A educação no trânsito é apontada também como fundamental por diversos especialistas. Em São Paulo, foram registradas 47 mortes de ciclistas em 2014, 12 a mais que em 2013, segundo estudo da CET. Em percentuais, o aumento equivale a 34,3%, mas em números absolutos, é a segunda menor estatística em dez anos. “As ciclovias salvam vidas. Ruim com elas? Pior sem”, conclui Coronado.

Confira também reportagem no JE na TV

A experiência do SEESP
A reportagem do Jornal do Engenheiro andou por algumas das ciclovias do centro com apoio do usuário Daniel Coronado, que a orientou sobre ajustes que precisam ser feitos, como constatado pela reportagem. Entre eles, buracos, declives no meio-fio que em uma ciclovia bidirecional podem representar perigo ao usuário que estiver na via próxima da calçada. Também falta sinalização em alguns cruzamentos.

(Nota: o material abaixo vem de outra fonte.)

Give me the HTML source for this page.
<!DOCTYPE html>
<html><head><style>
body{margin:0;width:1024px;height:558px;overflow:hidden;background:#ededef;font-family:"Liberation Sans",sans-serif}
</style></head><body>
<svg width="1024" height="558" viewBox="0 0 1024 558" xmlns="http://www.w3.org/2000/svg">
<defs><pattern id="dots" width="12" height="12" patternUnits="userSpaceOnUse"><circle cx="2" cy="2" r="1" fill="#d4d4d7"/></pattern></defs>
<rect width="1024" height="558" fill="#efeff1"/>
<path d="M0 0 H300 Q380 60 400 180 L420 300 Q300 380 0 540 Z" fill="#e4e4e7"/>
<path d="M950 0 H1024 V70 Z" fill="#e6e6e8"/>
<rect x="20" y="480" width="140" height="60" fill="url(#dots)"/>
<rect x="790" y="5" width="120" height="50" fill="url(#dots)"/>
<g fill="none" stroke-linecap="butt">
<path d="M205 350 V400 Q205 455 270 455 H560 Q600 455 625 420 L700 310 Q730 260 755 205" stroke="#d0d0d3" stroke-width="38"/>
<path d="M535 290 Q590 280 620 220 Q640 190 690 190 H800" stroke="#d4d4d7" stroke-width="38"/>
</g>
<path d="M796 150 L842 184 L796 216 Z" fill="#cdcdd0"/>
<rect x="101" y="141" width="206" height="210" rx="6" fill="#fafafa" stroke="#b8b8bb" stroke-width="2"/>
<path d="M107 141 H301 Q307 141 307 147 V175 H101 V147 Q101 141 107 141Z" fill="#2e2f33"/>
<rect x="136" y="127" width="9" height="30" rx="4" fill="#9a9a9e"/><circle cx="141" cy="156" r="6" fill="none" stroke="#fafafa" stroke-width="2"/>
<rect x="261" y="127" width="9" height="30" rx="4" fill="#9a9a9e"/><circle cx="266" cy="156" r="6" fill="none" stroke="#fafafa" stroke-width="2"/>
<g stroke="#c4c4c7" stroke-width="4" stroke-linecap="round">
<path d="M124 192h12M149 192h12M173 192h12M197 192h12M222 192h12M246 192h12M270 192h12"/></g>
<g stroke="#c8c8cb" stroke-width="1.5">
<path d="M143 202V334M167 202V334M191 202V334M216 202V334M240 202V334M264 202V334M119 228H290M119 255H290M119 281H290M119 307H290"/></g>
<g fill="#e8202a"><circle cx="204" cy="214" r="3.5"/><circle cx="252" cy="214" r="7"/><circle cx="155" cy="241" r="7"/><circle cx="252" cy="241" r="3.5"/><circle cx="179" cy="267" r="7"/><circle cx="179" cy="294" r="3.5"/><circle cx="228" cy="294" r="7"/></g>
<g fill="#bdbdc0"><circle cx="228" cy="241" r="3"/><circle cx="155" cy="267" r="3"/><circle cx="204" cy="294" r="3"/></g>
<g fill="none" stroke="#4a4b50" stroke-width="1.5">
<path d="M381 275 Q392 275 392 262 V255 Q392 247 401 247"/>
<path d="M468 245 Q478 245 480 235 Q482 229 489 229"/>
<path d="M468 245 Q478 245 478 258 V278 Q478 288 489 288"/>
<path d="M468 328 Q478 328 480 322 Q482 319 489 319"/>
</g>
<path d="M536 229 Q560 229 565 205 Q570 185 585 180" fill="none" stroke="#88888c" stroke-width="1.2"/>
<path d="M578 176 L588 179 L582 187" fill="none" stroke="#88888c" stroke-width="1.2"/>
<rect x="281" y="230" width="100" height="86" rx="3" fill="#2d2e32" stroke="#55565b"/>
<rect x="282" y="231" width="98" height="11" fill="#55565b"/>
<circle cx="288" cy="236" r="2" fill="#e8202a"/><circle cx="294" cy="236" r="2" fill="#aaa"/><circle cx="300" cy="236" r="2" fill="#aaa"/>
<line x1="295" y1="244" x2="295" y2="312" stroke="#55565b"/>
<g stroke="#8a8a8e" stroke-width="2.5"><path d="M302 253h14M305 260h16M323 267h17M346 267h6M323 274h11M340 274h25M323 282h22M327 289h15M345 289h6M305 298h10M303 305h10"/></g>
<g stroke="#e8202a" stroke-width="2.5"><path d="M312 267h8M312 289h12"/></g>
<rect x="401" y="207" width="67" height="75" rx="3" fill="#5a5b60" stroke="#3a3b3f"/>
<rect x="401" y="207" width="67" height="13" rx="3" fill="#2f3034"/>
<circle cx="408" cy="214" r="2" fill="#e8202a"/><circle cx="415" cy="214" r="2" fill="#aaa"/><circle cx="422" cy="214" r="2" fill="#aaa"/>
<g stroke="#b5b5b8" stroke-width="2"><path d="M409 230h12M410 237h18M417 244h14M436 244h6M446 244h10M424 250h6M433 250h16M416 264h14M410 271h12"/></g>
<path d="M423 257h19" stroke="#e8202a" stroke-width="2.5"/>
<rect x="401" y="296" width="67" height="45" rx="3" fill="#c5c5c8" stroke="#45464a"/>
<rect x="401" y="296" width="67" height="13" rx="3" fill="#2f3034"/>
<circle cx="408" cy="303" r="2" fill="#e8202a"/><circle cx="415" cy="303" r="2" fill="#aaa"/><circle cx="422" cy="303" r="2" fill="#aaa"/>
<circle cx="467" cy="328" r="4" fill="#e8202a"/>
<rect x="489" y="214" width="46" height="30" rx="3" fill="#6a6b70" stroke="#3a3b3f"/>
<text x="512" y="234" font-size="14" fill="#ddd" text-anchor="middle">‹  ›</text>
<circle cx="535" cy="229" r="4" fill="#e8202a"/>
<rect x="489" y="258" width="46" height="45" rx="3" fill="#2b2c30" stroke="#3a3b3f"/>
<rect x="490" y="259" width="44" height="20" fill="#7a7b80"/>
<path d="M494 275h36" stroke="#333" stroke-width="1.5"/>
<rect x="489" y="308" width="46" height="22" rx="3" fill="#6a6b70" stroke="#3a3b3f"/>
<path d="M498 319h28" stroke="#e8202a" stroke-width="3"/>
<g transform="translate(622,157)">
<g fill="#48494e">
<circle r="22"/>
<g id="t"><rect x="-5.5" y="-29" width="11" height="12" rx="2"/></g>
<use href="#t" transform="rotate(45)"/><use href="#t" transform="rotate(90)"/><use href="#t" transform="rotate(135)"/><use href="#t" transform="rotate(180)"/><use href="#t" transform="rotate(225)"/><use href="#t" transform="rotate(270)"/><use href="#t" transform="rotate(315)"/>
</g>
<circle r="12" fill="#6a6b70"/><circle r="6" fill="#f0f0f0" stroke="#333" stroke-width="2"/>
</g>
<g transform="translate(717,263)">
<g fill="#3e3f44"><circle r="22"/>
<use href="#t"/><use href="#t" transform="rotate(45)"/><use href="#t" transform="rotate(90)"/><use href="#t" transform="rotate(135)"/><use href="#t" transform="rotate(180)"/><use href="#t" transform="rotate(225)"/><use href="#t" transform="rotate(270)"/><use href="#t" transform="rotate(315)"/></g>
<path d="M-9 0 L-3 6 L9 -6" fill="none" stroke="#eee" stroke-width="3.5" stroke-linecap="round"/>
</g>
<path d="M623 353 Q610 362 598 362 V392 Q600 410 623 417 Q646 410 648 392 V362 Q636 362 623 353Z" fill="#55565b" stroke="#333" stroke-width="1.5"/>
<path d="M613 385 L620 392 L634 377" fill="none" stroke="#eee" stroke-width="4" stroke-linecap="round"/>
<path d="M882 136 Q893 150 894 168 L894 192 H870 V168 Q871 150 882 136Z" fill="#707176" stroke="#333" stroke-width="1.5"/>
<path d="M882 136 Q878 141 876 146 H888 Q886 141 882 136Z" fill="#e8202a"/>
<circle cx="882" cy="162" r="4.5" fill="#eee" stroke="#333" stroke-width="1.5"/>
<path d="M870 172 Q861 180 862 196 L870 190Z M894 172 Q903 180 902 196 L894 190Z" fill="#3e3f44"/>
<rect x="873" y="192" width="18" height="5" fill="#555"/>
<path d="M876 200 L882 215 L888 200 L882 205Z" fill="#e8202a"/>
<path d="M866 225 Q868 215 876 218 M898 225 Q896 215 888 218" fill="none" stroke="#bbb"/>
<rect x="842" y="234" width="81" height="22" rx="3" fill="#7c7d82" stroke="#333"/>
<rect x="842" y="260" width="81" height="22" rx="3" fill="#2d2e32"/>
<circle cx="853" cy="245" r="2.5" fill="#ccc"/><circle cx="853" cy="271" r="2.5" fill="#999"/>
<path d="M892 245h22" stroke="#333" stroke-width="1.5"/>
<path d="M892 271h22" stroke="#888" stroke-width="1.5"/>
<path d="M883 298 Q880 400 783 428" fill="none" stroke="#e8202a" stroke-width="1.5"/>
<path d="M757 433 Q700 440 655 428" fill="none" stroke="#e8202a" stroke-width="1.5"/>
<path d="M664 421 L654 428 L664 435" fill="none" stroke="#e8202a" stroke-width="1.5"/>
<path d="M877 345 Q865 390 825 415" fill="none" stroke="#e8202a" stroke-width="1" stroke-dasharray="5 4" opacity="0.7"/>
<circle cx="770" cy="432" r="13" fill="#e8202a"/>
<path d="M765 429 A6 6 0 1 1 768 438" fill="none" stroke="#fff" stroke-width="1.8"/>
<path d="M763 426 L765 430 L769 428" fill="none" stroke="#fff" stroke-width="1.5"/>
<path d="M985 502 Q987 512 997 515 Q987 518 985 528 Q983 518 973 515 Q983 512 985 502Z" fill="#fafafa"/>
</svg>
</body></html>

Quando se anda pela ciclovia, é possível perceber que o volume de bicicletas circulando é significativo. Fica evidente que ainda há um número bem menor do que o esperado, mas já há um movimento inicial de pessoas indo e voltando do trabalho, entregadores e crianças passeando.
A equipe do JE pôde constatar que muitas das críticas sobre a qualidade das ciclovias são pertinentes, porém, é preciso levar em conta que foram construídas sobre pavimentação antiga. Ou seja, a situação das ruas da Capital já era ruim. Todo o conjunto viário carece de manutenção.